DPS and MPD have been patrolling campus and the surrounding areas in noticeably heavier forces. A new LIMO service called LIMO Scout has been added specifically to find students walking alone at night and offer them a ride, directly addressing the fact that most of the muggers have targeted students walking by themselves.

This does not mean that these services are perfect. LIMOs are notorious for taking a long time. Students will often have to wait as long as 10 to 15 minutes for a van to arrive at their location, only to take off in the opposite direction of their destination. And while a student escort system exists alongside LIMOs, the program may as well be nonexistent based on the number of students who actually use it.

For these reasons, we suggest a re-evaluation of the efficiency of LIMOs. Perhaps adding more LIMO Express vans patrolling a continuous circuit could contribute to a solution, or just increasing the number of regular LIMO vans available on a given night.

But we must give credit where credit is due. Many schools similar to Marquette offer nothing or nearly nothing in the way of transportation safety.

College Prowler, a review of colleges by students, gave Marquette an “A” for transportation, the highest grade given for any aspect of MU student life. Our LIMOs operate 365 days a year from 5 p.m. to 3 a.m. on weeknights and 4 a.m. on weekends.
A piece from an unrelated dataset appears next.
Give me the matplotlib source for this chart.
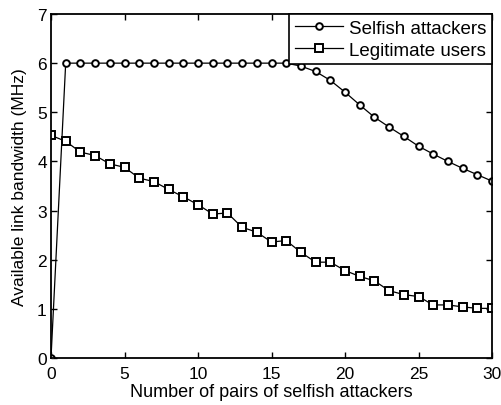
import matplotlib
matplotlib.use("Agg")
import matplotlib.pyplot as plt

pairs = list(range(0, 31))
selfish = [0.0] + [6.0] * 16 + [5.94, 5.83, 5.65, 5.41, 5.15, 4.90, 4.70, 4.51, 4.31, 4.15, 4.00, 3.86, 3.73, 3.60]
legit = [4.53, 4.41, 4.19, 4.12, 3.95, 3.88, 3.66, 3.59, 3.43, 3.28, 3.12, 2.93, 2.95, 2.66, 2.56,
         2.36, 2.39, 2.15, 1.95, 1.95, 1.78, 1.66, 1.57, 1.37, 1.29, 1.25, 1.08, 1.08, 1.04, 1.01, 1.01]
xticks = [0, 5, 10, 15, 20, 25, 30]
yticks = [0, 1, 2, 3, 4, 5, 6, 7]

plt.rcParams['font.family'] = ['Liberation Sans', 'DejaVu Sans']
fig = plt.figure(figsize=(5.01, 4.06), dpi=100)
ax = fig.add_axes([51/501, 47/406, 441/501, 344/406])

ax.plot(pairs, selfish, color='black', lw=0.9, marker='o', ms=4.8, mfc='white', mec='black', mew=1.4,
        label='Selfish attackers')
ax.plot(pairs, legit, color='black', lw=0.9, marker='s', ms=5.2, mfc='white', mec='black', mew=1.4,
        label='Legitimate users')

ax.set_xlim(0, 30)
ax.set_ylim(0, 7)
ax.set_xticks(xticks)
ax.set_yticks(yticks)
ax.tick_params(direction='in', top=True, right=True, labelsize=12.5, length=4, width=1)
ax.tick_params(axis='x', pad=6)
ax.tick_params(axis='y', pad=3)
for s in ax.spines.values():
    s.set_linewidth(1.3)
ax.set_xlabel('Number of pairs of selfish attackers', fontsize=13, labelpad=1)
ax.set_ylabel('Available link bandwidth (MHz)', fontsize=12.5, labelpad=7)

leg = ax.legend(loc='upper right', fontsize=13.5, frameon=True, fancybox=False, edgecolor='black',
                borderaxespad=0, handlelength=2.6, borderpad=0.3, labelspacing=0.25, handletextpad=0.3,
                framealpha=1)
leg.get_frame().set_linewidth(1.2)

fig.savefig('out.png', dpi=100)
After these hours, students can call DPS for a ride until 7 a.m.

We must also acknowledge that the increase in muggings shouldn’t be attributed to a lack of effort on the part of DPS. So many reports in a short period is a rarity for Marquette, and since those robberies, there has been a visible increase in the number of MPD and DPS officers on patrol, especially at night and in early mornings, including mounted horse patrols. DPS is also conducting a survey of off-campus areas “where cameras could be mounted in high-traffic alleys off-campus.”

While crime overall in Milwaukee may have been down 12 percent in the first six months of 2011 compared to the same period last year, robbery and juvenile robbery has risen 5 to 12 percent in the last year, according to WISN News.
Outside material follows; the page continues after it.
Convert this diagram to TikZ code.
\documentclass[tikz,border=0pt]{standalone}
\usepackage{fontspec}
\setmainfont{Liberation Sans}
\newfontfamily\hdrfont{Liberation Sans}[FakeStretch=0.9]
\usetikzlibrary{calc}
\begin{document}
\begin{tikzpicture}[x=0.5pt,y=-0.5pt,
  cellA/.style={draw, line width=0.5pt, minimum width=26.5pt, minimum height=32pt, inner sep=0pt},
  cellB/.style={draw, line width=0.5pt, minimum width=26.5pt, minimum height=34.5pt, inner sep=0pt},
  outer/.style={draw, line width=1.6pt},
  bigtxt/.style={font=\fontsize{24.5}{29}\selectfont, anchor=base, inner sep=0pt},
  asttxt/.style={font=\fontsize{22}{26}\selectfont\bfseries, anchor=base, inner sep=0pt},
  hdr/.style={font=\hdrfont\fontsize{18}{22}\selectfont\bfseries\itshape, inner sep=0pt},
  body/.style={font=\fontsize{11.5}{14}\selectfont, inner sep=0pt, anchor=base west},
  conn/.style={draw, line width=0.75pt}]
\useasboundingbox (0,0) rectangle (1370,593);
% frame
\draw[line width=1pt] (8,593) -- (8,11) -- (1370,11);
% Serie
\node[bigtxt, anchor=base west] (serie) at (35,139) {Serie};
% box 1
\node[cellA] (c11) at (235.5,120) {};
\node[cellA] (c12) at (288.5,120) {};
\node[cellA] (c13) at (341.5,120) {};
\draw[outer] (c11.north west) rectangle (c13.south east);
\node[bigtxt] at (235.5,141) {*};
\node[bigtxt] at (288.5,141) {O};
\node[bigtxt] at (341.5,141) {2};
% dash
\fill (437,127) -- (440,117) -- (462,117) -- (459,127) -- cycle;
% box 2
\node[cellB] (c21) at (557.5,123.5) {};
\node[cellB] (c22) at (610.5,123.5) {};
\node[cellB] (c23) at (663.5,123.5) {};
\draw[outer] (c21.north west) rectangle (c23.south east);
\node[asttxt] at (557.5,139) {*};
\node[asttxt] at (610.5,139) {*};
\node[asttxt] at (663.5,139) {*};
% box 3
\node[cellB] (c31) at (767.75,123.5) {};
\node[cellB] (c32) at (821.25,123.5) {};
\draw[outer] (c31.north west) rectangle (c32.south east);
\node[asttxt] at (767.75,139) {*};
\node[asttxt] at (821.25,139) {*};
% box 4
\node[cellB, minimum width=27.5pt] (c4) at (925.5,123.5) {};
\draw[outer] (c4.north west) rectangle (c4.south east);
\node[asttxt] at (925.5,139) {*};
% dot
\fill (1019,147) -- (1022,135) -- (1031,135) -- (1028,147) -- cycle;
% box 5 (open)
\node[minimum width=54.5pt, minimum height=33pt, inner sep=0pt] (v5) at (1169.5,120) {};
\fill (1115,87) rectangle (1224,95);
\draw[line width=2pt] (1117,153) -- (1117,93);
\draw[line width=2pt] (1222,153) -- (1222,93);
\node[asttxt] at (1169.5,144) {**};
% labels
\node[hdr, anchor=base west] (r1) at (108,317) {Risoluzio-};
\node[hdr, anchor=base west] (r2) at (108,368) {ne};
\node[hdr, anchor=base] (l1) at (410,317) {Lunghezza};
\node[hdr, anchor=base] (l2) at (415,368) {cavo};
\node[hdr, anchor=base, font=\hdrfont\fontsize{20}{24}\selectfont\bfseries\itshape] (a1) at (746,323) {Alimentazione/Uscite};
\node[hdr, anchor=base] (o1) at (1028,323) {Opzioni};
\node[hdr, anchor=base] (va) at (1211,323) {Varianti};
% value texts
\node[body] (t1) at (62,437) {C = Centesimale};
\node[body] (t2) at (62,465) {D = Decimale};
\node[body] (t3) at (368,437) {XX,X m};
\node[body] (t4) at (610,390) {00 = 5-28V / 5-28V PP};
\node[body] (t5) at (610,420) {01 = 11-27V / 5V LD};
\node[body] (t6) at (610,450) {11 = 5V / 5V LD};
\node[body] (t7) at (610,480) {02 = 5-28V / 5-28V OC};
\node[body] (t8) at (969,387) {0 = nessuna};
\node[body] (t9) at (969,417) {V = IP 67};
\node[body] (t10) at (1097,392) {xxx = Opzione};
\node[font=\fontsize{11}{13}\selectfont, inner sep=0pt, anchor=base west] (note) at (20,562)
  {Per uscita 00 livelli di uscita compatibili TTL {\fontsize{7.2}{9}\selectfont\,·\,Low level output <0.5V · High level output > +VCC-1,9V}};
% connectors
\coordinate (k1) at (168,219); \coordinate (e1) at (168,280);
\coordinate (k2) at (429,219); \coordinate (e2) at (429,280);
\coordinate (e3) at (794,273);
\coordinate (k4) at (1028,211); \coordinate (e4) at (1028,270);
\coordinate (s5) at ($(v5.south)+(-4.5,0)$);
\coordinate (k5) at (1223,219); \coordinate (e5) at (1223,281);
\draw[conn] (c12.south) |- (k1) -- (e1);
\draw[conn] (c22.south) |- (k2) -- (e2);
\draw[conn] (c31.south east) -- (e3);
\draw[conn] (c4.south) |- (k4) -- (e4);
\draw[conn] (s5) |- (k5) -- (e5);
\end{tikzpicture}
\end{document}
This is also not a problem exclusive to Marquette. According to a Milwaukee Journal Sentinel article, there were 12 armed robberies late at night during August, nine occurring near University of Wisconsin-Milwaukee and three near Marquette.

The article quotes police supervisor Lt. Ray Gibbs as saying that criminals seem to target people who seem drunk or oblivious to their surroundings.
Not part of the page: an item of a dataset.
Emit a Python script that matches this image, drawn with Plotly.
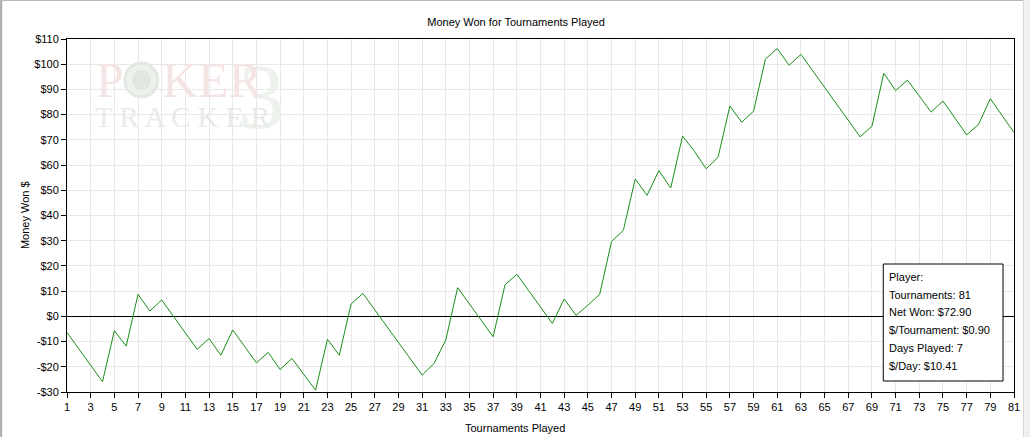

“Don’t go out and get sauced to the point where you have ‘victim’ written on you,” he warned.

This is obviously not a problem in every instance — the most recent robbery occurred at 3:50 p.m. on a Wednesday.

Nevertheless, we advise students to take advantage of the services offered to them and to not think themselves invincible, especially when alcohol is involved. If walking, note where the closest blue light phones are, whether you feel threatened or not. Do not become distracted by talking on a phone.

And watch out for each other, too. Don’t leave your drunk roommate at a party full of strangers when you know he or she will probably choose to walk home afterward. If you spot someone walking alone, offer to walk with that person or call him or her a LIMO.

We also strongly advise against choosing to fight back in the event of a mugging. While two of the victims near MU’s campus succeeded in escaping, not everyone is guaranteed to be so lucky. Last month, a pregnant mother of seven was shot and killed for refusing to give up her purse near 37th Street and Lisbon Avenue. She was carrying a computer and business contacts for the companies she worked for.

Nothing — not a laptop, not a cell phone, not cash — is worth a lost life.

It is not a sign of cowardice or fear to call for a LIMO or a DPS car instead of walking home alone at night. It simply shows that a student does not want to end up listed as “the victim” on the next DPS email.